A West Town cartoonist (Relish: My Life in the Kitchen) and devout DIYer tackles the ultimate challenge: her own wedding. The book is more of a gleeful grab bag than a straight memoir; each chapter comes with instructions for a project, from snagging a vintage ring to putting together a photo booth.


'The Sun in Your Eyes' by Deborah Shapiro

The Sun in Your Eyes

By Deborah Shapiro
(June 28, William Morrow, $26)

The first full-length outing from the local journalist and short-story writer is a road story, a rock ’n’ roll novel, and an empathic, carefully wrought tale of female friendship: The daughter of a musician who died tragically young ropes a pal into a search, decades later, for her father’s lost recordings.


'Brighton' by Michael Harvey


By Michael Harvey
(June 14, Ecco, $28)

Local author Harvey takes a break from his popular Michael Kelly detective series—and Chicago altogether—in his latest thriller, set in Boston. Harvey’s unfussy prose propels the plot. Raised in the same neighborhood, a pair of childhood friends find themselves on divergent paths, one becoming a star reporter, the other a local bookie. A series of murders bring them back together.


'How to Set a Fire and Why' by Jesse Ball

How to Set a Fire and Why

By Jesse Ball
(July 5, Pantheon, $25)

The latest from the prolific and idiosyncratic novelist (A Cure for Suicide) and School of the Art Institute professor is narrated by Lucia, a young woman with an institutionalized mother and a dead father who finds her calling in a secret extracurricular activity: the Arson Club.


'Listen to Me' by

Listen to Me

By Hannah Pittard
(July 5, Houghton Mifflin Harcourt, $25)

In this eerie novel by a University of Chicago grad and former DePaul instructor, a struggling married couple leave Chicago on a doomed road trip.

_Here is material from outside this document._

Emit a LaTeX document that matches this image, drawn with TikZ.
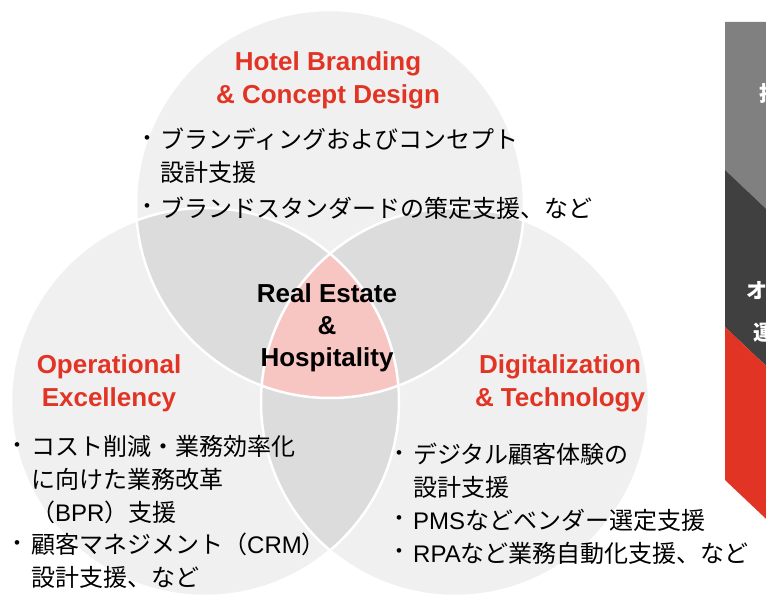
\documentclass[tikz,border=0pt]{standalone}
\usepackage{fontspec}
\setmainfont{Liberation Sans}
\newfontfamily\jp{Noto Sans CJK JP}
\newfontfamily\lat{Liberation Sans}
\usepackage{xcolor}
\definecolor{vnred}{RGB}{226,52,36}
\definecolor{vngray}{RGB}{240,240,240}
\definecolor{vngray2}{RGB}{220,220,220}
\definecolor{vnpink}{RGB}{247,198,194}
\definecolor{vnmid}{RGB}{128,128,128}
\definecolor{vndark}{RGB}{64,64,64}
\newcommand{\vennr}{194pt}

\begin{document}
\begin{tikzpicture}[x=1pt, y=-1pt,
  head/.style={font=\fontsize{26}{33}\selectfont\bfseries, text=vnred, align=center, inner sep=0pt},
  core/.style={font=\fontsize{26}{32}\selectfont\bfseries, align=center, inner sep=0pt},
  item/.style={font=\fontsize{24}{33}\jp, align=left, anchor=west, inner sep=0pt},
  dot/.style={font=\fontsize{17}{17}\selectfont, inner sep=0pt},
  tag/.style={font=\fontsize{21}{21}\jp\bfseries, text=white, inner sep=0pt}]

\useasboundingbox (0,0) rectangle (766,599);

% === Venn circles ===
\coordinate (ctop) at (330,204);
\coordinate (cleft) at (205,402);
\coordinate (cright) at (455,402);

\fill[vngray] (ctop) circle (\vennr) (cleft) circle (\vennr) (cright) circle (\vennr);

% pairwise overlaps
\begin{scope}
  \clip (ctop) circle (\vennr);
  \fill[vngray2] (cleft) circle (\vennr) (cright) circle (\vennr);
\end{scope}
\begin{scope}
  \clip (cleft) circle (\vennr);
  \fill[vngray2] (cright) circle (\vennr);
\end{scope}

% centre of all three
\begin{scope}
  \clip (ctop) circle (\vennr);
  \clip (cleft) circle (\vennr);
  \fill[vnpink] (cright) circle (\vennr);
\end{scope}

\draw[white, line width=2.5pt] (ctop) circle (\vennr) (cleft) circle (\vennr) (cright) circle (\vennr);

% === Chevron column (cut at the page edge) ===
\begin{scope}
  \clip (0,0) rectangle (766,599);
  \fill[vnmid] (725,22) -- (800,22) -- (800,241) -- (725,170) -- cycle;
  \fill[vndark] (725,170) -- (800,241) -- (800,398) -- (725,327) -- cycle;
  \fill[vnred] (725,327) -- (800,398) -- (800,551) -- (725,480) -- cycle;
  \node[tag] (tagplan) at (770,94) {投};
  \node[tag] (tagops) at (757,291) {オ};
  \node[tag] (tagrun) at (764,333) {運};
\end{scope}

% === Top: branding ===
\node[head] (brandhead) at (328,80) {Hotel Branding\\\& Concept Design};
\node[dot] (brandbul1) at (147,140) {•};
\node[item] (brand1) at (160,156) {ブランディングおよびコンセプト\\設計支援};
\node[dot] (brandbul2) at (147,208) {•};
\node[item] (brand2) at (160,208) {ブランドスタンダードの策定支援、など};

% === Centre ===
\node[core] (core) at (327,328) {Real Estate\\\&\\Hospitality};

% === Left: operations ===
\node[head] (opshead) at (109,383) {Operational\\Excellency};
\node[dot] (opsbul1) at (17,447) {•};
\node[item] (ops1) at (31,480) {コスト削減・業務効率化\\に向けた業務改革\\（{\lat BPR}）支援};
\node[dot] (opsbul2) at (17,545) {•};
\node[item] (ops2) at (31,561) {顧客マネジメント（{\lat CRM}）\\設計支援、など};

% === Right: digital ===
\node[head] (digihead) at (560,383) {Digitalization\\\& Technology};
\node[dot] (digibul1) at (399,455) {•};
\node[item] (digi1) at (413,471) {デジタル顧客体験の\\設計支援};
\node[dot] (digibul2) at (399,520) {•};
\node[item] (digi2) at (413,520) {{\lat PMS}などベンダー選定支援};
\node[dot] (digibul3) at (399,553) {•};
\node[item] (digi3) at (413,553) {{\lat RPA}など業務自動化支援、など};

\end{tikzpicture}
\end{document}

Pittard paints an ominous picture featuring violent weather, weird characters, and a spooky inn.


'Kedzie Avenue: Stories Drawn From a City Street' by Jamie Hibdon, Darryl Holliday, and E.N. Rodriguez

Kedzie Avenue: Stories Drawn From a City Street

By Jamie Hibdon, Darryl Holliday, and E.N. Rodriguez
(August 23, Curbside Splendor, $25)

Since 2011, the Illustrated Press has produced some of the city’s most intimate, innovative journalism—and in comic form, no less. Based on a year’s worth of interviews with everyone from former alderman Berny Stone to a homeless man living under an overpass, this new offering is a nuanced documentary of one of Chicago’s most buzzing thoroughfares.